Our goal at the Institute for Media and Public Trust at Fresno State is to give you tools to identify misinformation and disinformation. We believe that media literacy is crucial for anyone who uses a digital device. Our first lesson is don’t use misinformation and disinformation interchangeably. The only similarities are misinformation and disinformation are false.
The bigger issue, of course, is there is too much bad information being spread on the internet. That’s one of the main reasons that we created the media institute four years ago, and why we believe so strongly that media literacy is crucial to an informed society. It should be taught in every school beginning with the time students get a digital device. And that’s getting younger and younger.
Social media companies are trying to limit false content on their platforms — maybe not Twitter now with Elon Musk running it — but we believe the best strategy is to arm users with the tools to identify bad information. We have developed tips to help, and we believe the education system must get much more active in teaching media literacy. In California, K-12 schools are supposed to be teaching media literacy. But I don’t see it.
I raised the issued with my advanced reporting students at Fresno State, asking them how much media literacy education did they get in high school. Only two of 23 recalled a high school teacher mentioning media literacy, and they didn’t even remember it until I asked them about it. The two who recalled media literacy from high school said it didn’t make a big impression on them at the time.

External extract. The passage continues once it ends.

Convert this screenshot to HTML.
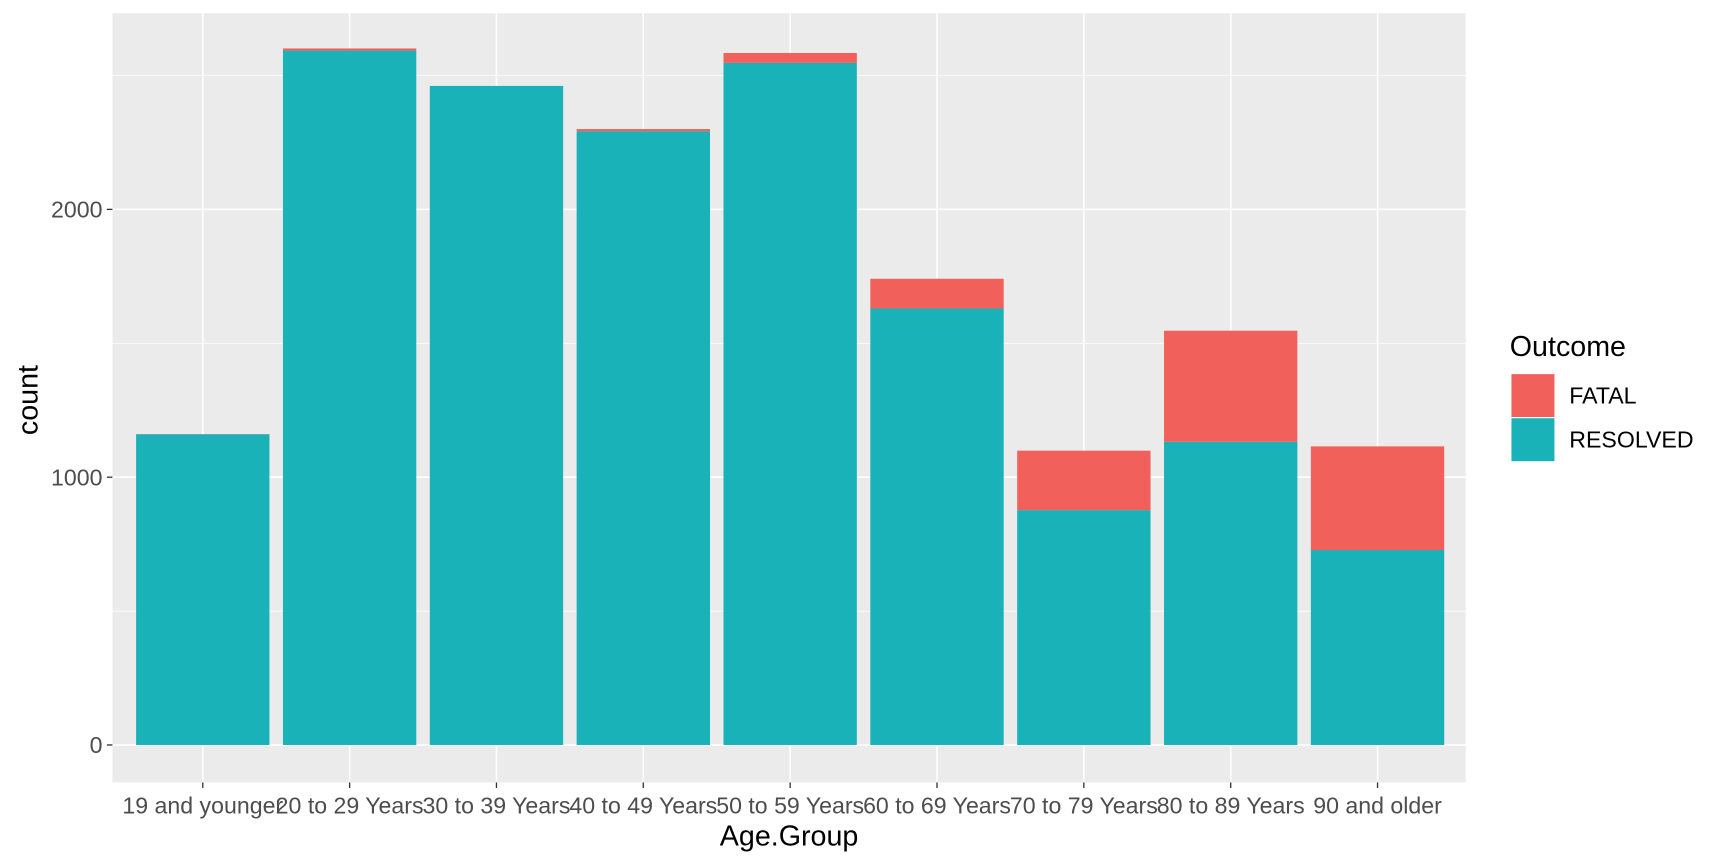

As for the students’ overall media literacy skills, the class members said they are mostly self-taught. When asked how they confirm information they see online, they said they look to multiple sources or go to “trusted sources” that they know through experience and have a track record of providing factual information on the subjects they are interested in.
Clearly, we need to do better in teaching media literacy.
At the Media Institute, we have complied eight tips to help news consumers identify bad information. Here they are:
- Look past your personal political biases. This is crucial in sorting out news content. We often believe the worst about people or politicians we despise. Those biases can blind us to what we are sharing on social media, even if there are red flags that suggest the stories may not be factual.
- Do you recognize the source of the news item? Be wary if it comes from a source that you’ve never heard of. That doesn’t mean it’s false, and it could come from an obscure but legitimate news outlet. But take extra time to confirm the facts on sites you may not recognize.
- Use search engines to see if anyone else is reporting this particular story or information. If it is as big a story as being promoted in the headline or share text on a social media site, surely other news outlets will have a version of the story at some point. Don’t believe those who tell you that the “mainstream media won’t report this information” because of some conspiracy among media elites. News sites are competitive and they aren’t going to ignore stories that are factual, compelling and will drive readership.
- Check the link in your browser. Many fake news sites try to mimic actual news sites. The link might have a slight variation from the legitimate news site. If the link looks odd, that’s another red flag.
- Look at other stories on the website. Does the content pass the “smell test?” Check out the writing style. Do the stories on the site have excessive capital letters, exclamation points, obvious grammatical errors, or other oddities that suggest the content may not be reliable? Is there a range of stories, or just a handful of stories pushing a particular point of view?
- Read the “Contact Us” and “About Us” links. Are they working, and do they give information that is helpful? Can you email the story’s author, and get a response?
- Go to fact-checking sites. Use them to see what they say about the news story before you post it on social media. Try factcheck.org, politifact.com, snopes.com, or any of the many other fact-checking sites. There are hundreds. And if you have questions about the quality of a particular fact-checking site, use multiple fact-checking sites to verify the information.
- Be skeptical. It will help make you a smart news consumer. But be sure you use your skepticism to check out the facts in a thoughtful way. You have the technological tools to be a wise news consumer. Use them, and you won’t be fooled by those spreading false information.